Landscape architecture has the ability to transform the natural environment into a space that encourages community and cultural richness and stimulates a positive lifestyle.
The Asia Pacific Property Awards jury’s role is to decide which of the many landscape architecture developments in Australia exemplifies these and other positive principles each year, deeming one the ‘best’ in its sector.
The HASSELL-designed Darwin Waterfront has earned the jury’s notice this year, earning the title of Best Landscape Architecture project in Australia at the 2012 Asia Pacific Property Awards in Kuala Lumpur. The project was also awarded the Five Star Award and a commendation in the Leisure Development Australia category.
The acclaimed precinct was once the site of a disused industrial site that physically disconnected the urban city centre from the beachfront. The waterfront site is now connected to the Darwin CBD through a pedestrian walkway and plays host to a number of commercial and retail spaces as well as a stunning wave pool, lagoon, convention centre and hotel.

HASSELL executive chairman Ken Maher states that it through reconnecting cities located on the water back to their natural elements while paying heed to cultural and historical urban roots that success in developing precinct spaces is found.

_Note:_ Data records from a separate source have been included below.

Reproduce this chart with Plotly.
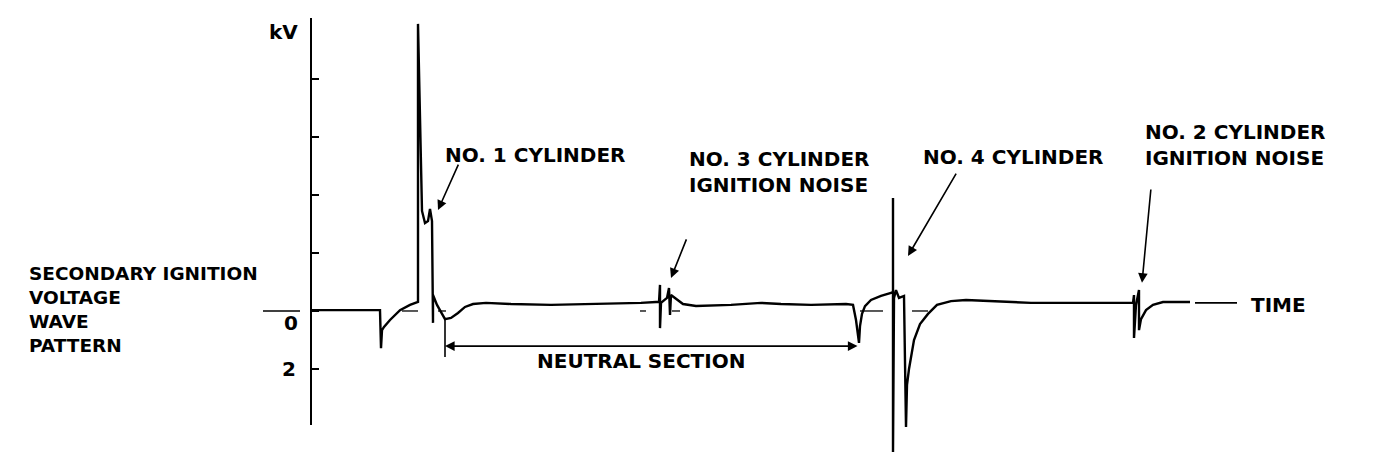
import plotly.graph_objects as go

# ---- data (time in arbitrary units from the kV axis, voltage in kV) ----
wave_t = [0, 69, 70, 71, 73, 79, 89, 99, 107, 107, 111, 114, 117, 119, 121, 122, 122, 126, 134, 140, 147, 154, 162,
          175, 200, 240, 290, 330, 345, 348, 349, 349, 350, 356, 358, 359, 360, 364, 372, 385, 420, 450, 470, 500,
          535, 542, 545, 548, 549, 551, 554, 560, 570, 580, 582, 582, 582, 583, 585, 588, 593, 595, 596, 598, 603,
          609, 617, 626, 640, 655, 680, 720, 780, 822, 823, 823, 825, 828, 828, 830, 835, 842, 852, 879]
wave_kv = [0.03, 0.03, -1.28, -0.66, -0.55, -0.31, 0.03, 0.21, 0.31, 9.90, 3.45, 3.03, 3.10, 3.52, 3.10, -0.41, 0.55,
           0.21, -0.28, -0.24, -0.07, 0.14, 0.24, 0.28, 0.24, 0.21, 0.24, 0.28, 0.31, 0.31, 0.90, -0.59, 0.28, 0.45,
           0.79, -0.14, 0.55, 0.45, 0.24, 0.17, 0.21, 0.28, 0.24, 0.21, 0.24, 0.21, -0.31, -1.10, -0.52, -0.10, 0.17,
           0.38, 0.52, 0.62, 0.66, 3.90, -4.86, 0.45, 0.72, 0.45, 0.52, -4.00, -2.55, -2.00, -1.00, -0.45, -0.10, 0.21,
           0.34, 0.38, 0.34, 0.28, 0.28, 0.28, 0.55, -0.93, 0.21, 0.72, -0.66, -0.28, 0.03, 0.21, 0.31, 0.31]

time_line_t = [884, 926]
time_line_kv = [0.28, 0.28]

zero_start = [-48, 91, 127, 329, 361, 549, 601]
zero_end = [-11, 107, 135, 335, 369, 572, 617]

neutral_start_t = 134
neutral_end_t = 548
neutral_kv = -1.21

kv_ticks = [-2, 0, 2, 4, 6, 8, 10.1]
kv_tick_labels = ["2", "0"]

cylinders = ["NO. 1 CYLINDER", "NO. 3 CYLINDER<br>IGNITION NOISE", "NO. 4 CYLINDER", "NO. 2 CYLINDER<br>IGNITION NOISE"]
cyl_tip_t = [127, 360, 597, 831]
cyl_tip_kv = [3.48, 1.14, 1.90, 0.97]

# ---- figure ----
FONT = dict(family="DejaVu Sans", size=20, color="black", weight="bold")
fig = go.Figure()

fig.add_trace(go.Scatter(x=wave_t, y=wave_kv, mode="lines", line=dict(color="black", width=2.4),
                         hoverinfo="skip", showlegend=False))
fig.add_trace(go.Scatter(x=time_line_t, y=time_line_kv, mode="lines", line=dict(color="black", width=1.6),
                         hoverinfo="skip", showlegend=False))
zx, zy = [], []
for a, b in zip(zero_start, zero_end):
    zx += [a, b, None]
    zy += [0, 0, None]
fig.add_trace(go.Scatter(x=zx, y=zy, mode="lines", line=dict(color="black", width=1.3),
                         hoverinfo="skip", showlegend=False))
# neutral section bracket mark
fig.add_trace(go.Scatter(x=[neutral_start_t, neutral_start_t], y=[-0.28, -1.59], mode="lines",
                         line=dict(color="black", width=1.6), hoverinfo="skip", showlegend=False))
# invisible trace to bring the kV axis into existence
fig.add_trace(go.Scatter(x=[0], y=[0], yaxis="y2", mode="markers", marker=dict(opacity=0),
                         hoverinfo="skip", showlegend=False))

ann = []
# neutral section double arrow
ann.append(dict(x=neutral_start_t, y=neutral_kv, ax=neutral_end_t, ay=neutral_kv, xref="x", yref="y",
                axref="x", ayref="y", showarrow=True, arrowside="end+start", arrowhead=2, arrowsize=1.2,
                arrowwidth=1.6, arrowcolor="black", text=""))
ann.append(dict(x=224, y=-1.72, xref="x", yref="y", text="NEUTRAL SECTION", showarrow=False,
                xanchor="left", yanchor="middle", font=FONT))

# cylinder labels
label_pos = [(132, 5.38), (376, 4.78), (610, 5.31), (832, 5.72)]
tail_pos = [(148, 5.10), (376, 2.52), (646, 4.79), (840, 4.24)]
for txt, (lx, ly), (tx, ty), px, py in zip(cylinders, label_pos, tail_pos, cyl_tip_t, cyl_tip_kv):
    ann.append(dict(x=lx, y=ly, xref="x", yref="y", text=txt, showarrow=False, xanchor="left",
                    yanchor="middle", align="left", font=FONT))
    ann.append(dict(x=px, y=py, ax=tx, ay=ty, xref="x", yref="y", axref="x", ayref="y", text="",
                    showarrow=True, arrowhead=2, arrowsize=1.2, arrowwidth=1.6, arrowcolor="black"))

# axis & side labels
ann.append(dict(x=-44, y=9.62, xref="x", yref="y", text="kV", showarrow=False, xanchor="left",
                yanchor="middle", font=FONT))
ann.append(dict(x=-284, y=0.05, xref="x", yref="y",
                text="SECONDARY IGNITION<br>VOLTAGE<br>WAVE<br>PATTERN", showarrow=False,
                xanchor="left", yanchor="middle", align="left",
                font=dict(family="DejaVu Sans", size=18.5, color="black", weight="bold")))
ann.append(dict(x=-11, y=-0.41, xref="x", yref="y", text=kv_tick_labels[1], showarrow=False,
                xanchor="right", yanchor="middle", font=FONT))
ann.append(dict(x=-13, y=-2.0, xref="x", yref="y", text=kv_tick_labels[0], showarrow=False,
                xanchor="right", yanchor="middle", font=FONT))
ann.append(dict(x=938, y=0.21, xref="x", yref="y", text="TIME", showarrow=False, xanchor="left",
                yanchor="middle", font=FONT))

fig.update_layout(
    width=1376, height=470,
    margin=dict(l=0, r=0, t=0, b=0),
    paper_bgcolor="white", plot_bgcolor="rgba(0,0,0,0)",
    showlegend=False,
    xaxis=dict(range=[-311, 1065], visible=False, fixedrange=True),
    yaxis=dict(range=[-5.483, 10.724], visible=False, fixedrange=True),
    yaxis2=dict(anchor="free", position=311 / 1376, side="left",
                domain=[45 / 470, 452 / 470], range=[-3.931, 10.103],
                showline=True, linecolor="black", linewidth=2,
                ticks="inside", ticklen=7, tickwidth=1.5, tickcolor="black",
                tickvals=kv_ticks, showticklabels=False, showgrid=False, zeroline=False,
                fixedrange=True),
    annotations=ann,
)

fig.write_html("out.html", config={"displayModeBar": False},
               post_script="document.body.style.margin='0';")
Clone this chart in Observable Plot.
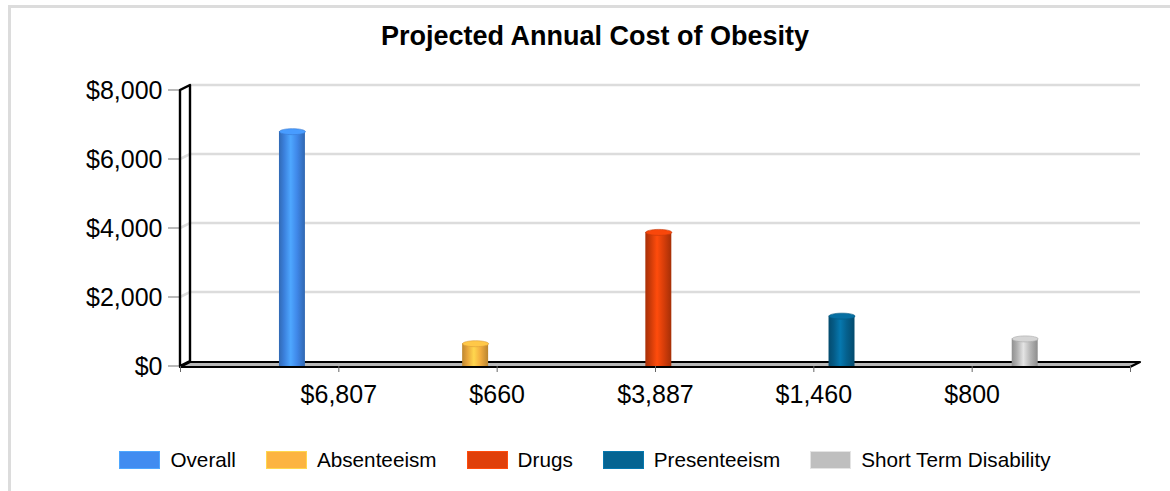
<!DOCTYPE html>
<html>
<head>
<meta charset="utf-8">
<script src="https://cdn.jsdelivr.net/npm/d3@7"></script>
<script src="https://cdn.jsdelivr.net/npm/@observablehq/plot@0.6"></script>
<style>
  body { margin: 0; background: #fff; font-family: Arial, "Liberation Sans", sans-serif; }
  #page { position: relative; width: 1170px; height: 491px; overflow: hidden; }
  #border { position: absolute; left: 8px; top: 5px; width: 1200px; height: 540px;
            border-top: 3px solid #dcdcdc; border-left: 3px solid #dcdcdc; pointer-events: none; }
  #title { position: relative; padding-top: 23px; padding-left: 20px; height: 27px; line-height: 27px;
           font-size: 27px; font-weight: bold; text-align: center; color: #000; }
  #chart svg { display: block; }
  #legend { position: relative; display: flex; justify-content: center; align-items: center;
            height: 20px; margin-top: 30px; font-size: 20.7px; color: #000; }
  .item { display: flex; align-items: center; margin-right: 30px; white-space: nowrap; }
  .item:last-child { margin-right: 0; }
  .swatch { width: 41px; height: 18px; margin-right: 10px; box-sizing: border-box; }
</style>
</head>
<body>
<div id="page">
  <div id="border"></div>
  <div id="title">Projected Annual Cost of Obesity</div>
  <div id="chart"></div>
  <div id="legend"></div>
</div>
<script>
// Cost components, one bar each
const series = ["Overall", "Absenteeism", "Drugs", "Presenteeism", "Short Term Disability"];
const costs = [6807, 660, 3887, 1460, 800];
const palette = ["#418CF0", "#FCB441", "#E0400A", "#056492", "#BFBFBF"];
const yTicks = [0, 2000, 4000, 6000, 8000];
const xTicks = [0, 1, 2, 3, 4, 5, 6];

const money = v => "$" + d3.format(",")(v);

// bar slots along the x axis and the cylinder half-width (in x units)
const slot = i => 0.707 + i * 1.157;
const half = 0.082;

const rows = series.map((name, i) => ({name, value: costs[i], pos: slot(i), color: palette[i]}));

// 3D depth offset of the back plane, in pixels
const DX = 10, DY = -5;

// horizontal shading for each cylinder
const gradients = () => {
  const defs = d3.create("svg:defs");
  palette.forEach((c, i) => {
    const g = defs.append("linearGradient").attr("id", `cyl-${i}`)
      .attr("x1", 0).attr("x2", 1).attr("y1", 0).attr("y2", 0);
    const base = d3.color(c);
    [[0, base.darker(0.8)], [0.2, base.darker(0.25)], [0.45, base.brighter(0.5)],
     [0.7, base.darker(0.1)], [1, base.darker(0.85)]]
      .forEach(([o, col]) => g.append("stop").attr("offset", o).attr("stop-color", col.formatHex()));
  });
  return defs.node();
};

// back wall, gridlines, y ticks and floor slab
const frame = (index, {x, y}) => {
  const g = d3.create("svg:g");
  const x0 = x(0), x1 = x(6), y0 = y(0), yT = y(8000);
  const wall = `${x0},${y0} ${x0},${yT} ${x0 + DX},${yT + DY} ${x0 + DX},${y0 + DY}`;
  g.append("polygon").attr("points", wall).attr("fill", "#fff");
  yTicks.forEach(t => {
    const yt = y(t);
    g.append("line").attr("x1", x0 - 12).attr("x2", x0).attr("y1", yt).attr("y2", yt)
      .attr("stroke", "#8a8a8a").attr("stroke-width", 1.2);
    if (t > 0) {
      g.append("polyline")
        .attr("points", `${x0},${yt} ${x0 + DX},${yt + DY} ${x1 + DX},${yt + DY}`)
        .attr("fill", "none").attr("stroke", "#dcdcdc").attr("stroke-width", 2.6);
    }
  });
  g.append("polygon").attr("points", wall).attr("fill", "none")
    .attr("stroke", "#000").attr("stroke-width", 2.4).attr("stroke-linejoin", "round");
  const fy = y0 + 1;
  g.append("polygon")
    .attr("points", `${x0},${fy} ${x1},${fy} ${x1 + DX},${fy + DY} ${x0 + DX},${fy + DY}`)
    .attr("fill", "#b8b8b8").attr("stroke", "#000").attr("stroke-width", 2.2)
    .attr("stroke-linejoin", "round");
  return g.node();
};

// flat ellipse used as the top face of each cylinder
const capSymbol = {
  draw(ctx) {
    const rx = 13, ry = 3, k = 0.5523;
    ctx.moveTo(-rx, 0);
    ctx.bezierCurveTo(-rx, -ry * k, -rx * k, -ry, 0, -ry);
    ctx.bezierCurveTo(rx * k, -ry, rx, -ry * k, rx, 0);
    ctx.bezierCurveTo(rx, ry * k, rx * k, ry, 0, ry);
    ctx.bezierCurveTo(-rx * k, ry, -rx, ry * k, -rx, 0);
    ctx.closePath();
  }
};

const chart = Plot.plot({
  width: 1170,
  height: 370,
  marginTop: 40,
  marginBottom: 54,
  marginLeft: 180,
  marginRight: 40,
  style: {fontFamily: 'Arial, "Liberation Sans", sans-serif', color: "#000", background: "transparent", overflow: "visible"},
  x: {domain: [0, 6], axis: null},
  y: {domain: [0, 8000], axis: null},
  marks: [
    gradients,
    frame,
    ...rows.map((d, i) => Plot.rect([d], {
      x1: r => r.pos - half, x2: r => r.pos + half, y1: 0, y2: "value",
      fill: `url(#cyl-${i})`
    })),
    ...rows.map(d => Plot.dot([d], {
      x: "pos", y: "value", symbol: capSymbol, r: 5,
      fill: d3.color(d.color).brighter(0.3).formatHex(),
      stroke: d3.color(d.color).darker(0.4).formatHex(), strokeWidth: 0.6
    })),
    Plot.axisY(yTicks, {
      label: null, tickSize: 0, tickPadding: 18, fontSize: 25, fill: "#000",
      tickFormat: money
    }),
    Plot.axisX(xTicks, {
      label: null, tickSize: 6, tickPadding: 13, fontSize: 25, fill: "#000", stroke: "#666",
      tickFormat: i => (i >= 1 && i <= costs.length) ? money(costs[i - 1]) : ""
    })
  ]
});
document.getElementById("chart").append(chart);

const legend = d3.select("#legend");
series.forEach((name, i) => {
  const item = legend.append("div").attr("class", "item");
  item.append("div").attr("class", "swatch")
    .style("background", palette[i])
    .style("border", `1px solid ${d3.color(palette[i]).brighter(0.5).formatHex()}`);
  item.append("span").text(name);
});
</script>
</body>
</html>
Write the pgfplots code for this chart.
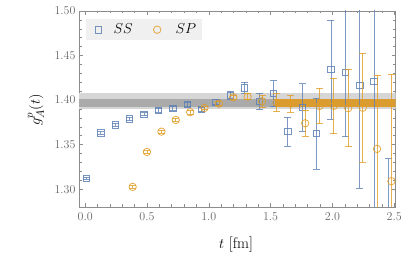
\documentclass[border=0pt]{standalone}
\usepackage{pgfplots}
\pgfplotsset{compat=1.18}
\usepackage{pgfplotstable}
\definecolor{mblue}{rgb}{0.368417,0.506779,0.709798}
\definecolor{morange}{rgb}{0.880722,0.611041,0.142051}
\definecolor{bandlight}{RGB}{214,214,214}
\definecolor{banddark}{RGB}{170,170,170}
\definecolor{bandorange}{RGB}{218,155,48}

\pgfplotstableread{
t g e
0.011 1.3123 0.0012
0.127 1.3632 0.0015
0.244 1.3721 0.0015
0.360 1.3789 0.0018
0.476 1.3841 0.0018
0.593 1.3886 0.0020
0.709 1.3909 0.0020
0.825 1.3949 0.0025
0.941 1.3893 0.0025
1.058 1.3976 0.0030
1.174 1.4054 0.0047
1.290 1.4136 0.0066
1.407 1.3983 0.0093
1.523 1.4072 0.0144
1.639 1.3646 0.0165
1.756 1.3920 0.0266
1.872 1.3624 0.0400
1.988 1.4342 0.0557
2.104 1.4308 0.0718
2.221 1.4162 0.1150
2.337 1.4211 0.1600
2.453 1.2200 0.1140
}\datass

\pgfplotstableread{
t g e
0.384 1.3026 0.0015
0.500 1.3418 0.0015
0.617 1.3646 0.0018
0.733 1.3777 0.0018
0.849 1.3864 0.0020
0.965 1.3912 0.0020
1.082 1.3960 0.0025
1.198 1.4032 0.0025
1.314 1.4039 0.0035
1.431 1.3987 0.0065
1.547 1.3971 0.0100
1.663 1.3960 0.0095
1.780 1.3740 0.0146
1.896 1.3934 0.0199
2.012 1.3934 0.0310
2.128 1.3909 0.0430
2.245 1.3914 0.0610
2.361 1.3452 0.0830
2.477 1.3090 0.1200
}\datasp

\begin{document}
\begin{tikzpicture}
\useasboundingbox (-79pt,-52pt) rectangle (328pt,207pt);
\begin{axis}[
  scale only axis, width=316.7pt, height=196pt,
  xmin=-0.05, xmax=2.512, ymin=1.28, ymax=1.50,
  xtick={0,0.5,1,1.5,2,2.5}, minor x tick num=4,
  ytick={1.30,1.35,1.40,1.45,1.50}, minor y tick num=4,
  tick align=inside, major tick length=4pt, minor tick length=2.5pt,
  axis line style={black!45, line width=0.6pt},
  every tick/.style={black!45, line width=0.5pt},
  tick label style={font=\fontsize{13}{15}\selectfont, text=black!60},
  xticklabel style={yshift=-2pt, /pgf/number format/.cd, fixed, fixed zerofill, precision=1},
  yticklabel style={/pgf/number format/.cd, fixed, fixed zerofill, precision=2},
  xlabel={$t$ [fm]},
  ylabel={$g_A^p(t)$},
  label style={font=\fontsize{15.5}{18}\selectfont},
  xlabel style={at={(axis description cs:0.496,-0.194)}, anchor=center},
  ylabel style={at={(axis description cs:-0.136,0.495)}, anchor=center},
  clip mode=individual,
  legend columns=2,
  legend image code/.code={\path[draw=none,fill=none] (-8.5pt,0pt) -- (8.5pt,0pt); \draw[#1] plot coordinates {(0pt,0pt)};},
  legend style={at={(0.022,0.96)}, anchor=north west, fill=black!6, draw=none,
    inner xsep=3.5pt, inner ysep=3pt,
    font=\fontsize{15}{18}\selectfont},
]
% bands
\addplot[fill=bandlight, draw=none, forget plot] coordinates {(-0.2,1.3895) (2.7,1.3895) (2.7,1.4075) (-0.2,1.4075)} -- cycle;
\addplot[fill=banddark, draw=none, forget plot] coordinates {(-0.2,1.3925) (2.7,1.3925) (2.7,1.4017) (-0.2,1.4017)} -- cycle;
\addplot[fill=bandorange, draw=none, forget plot] coordinates {(1.537,1.3925) (2.7,1.3925) (2.7,1.4015) (1.537,1.4015)} -- cycle;

% SS
\addplot[only marks, mark=square, mark size=3.2pt,
  mark options={draw=mblue, fill=none, line width=0.8pt, draw opacity=0.85},
  error bars/.cd, y dir=both, y explicit,
  error bar style={mblue, line width=0.8pt, opacity=0.8},
  error mark options={rotate=90, mark size=3.5pt, mblue, line width=0.8pt, opacity=0.8}]
  table[x=t, y=g, y error=e] {\datass};
\addlegendentry{\hspace*{5pt}$SS$\hspace*{14pt}\mbox{}}

% SP
\addplot[only marks, mark=o, mark size=3.7pt,
  mark options={draw=morange, fill=none, line width=0.8pt, draw opacity=0.85},
  error bars/.cd, y dir=both, y explicit,
  error bar style={morange, line width=0.8pt, opacity=0.8},
  error mark options={rotate=90, mark size=3.5pt, morange, line width=0.8pt, opacity=0.8}]
  table[x=t, y=g, y error=e] {\datasp};
\addlegendentry{\hspace*{8pt}$SP$}
\end{axis}
\end{tikzpicture}
\end{document}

“With many cities on the waterfront, either river, harbour or the sea, the space between the city and the water has often been a place for trade and industry, disconnecting the urban centre from the foreshore and resulting in a blighted space when industry declines,” says Maher. “This zone provides a rich opportunity for new focal public places, for reconnection and repopulation, while at the same time paying respect to the heritage and industrial history of a site.”
Maher adds that it is through reclaiming disused industrial space that urban planners in general can make the most efficient positive use out of land-short cities.
“As world cities develop, and land is at a premium, urban consolidation and the use of previously industrial sites help to reduce urban sprawl,” says Maher. “Darwin Waterfront transformed a previously contaminated industrial site, providing a new public landscape and a new waterfront address for the city.”
The award is a great honour to both HASSELL and the city of Darwin, with the latter now reaping the rewards of its new, and recently-proclaimed national best, environment.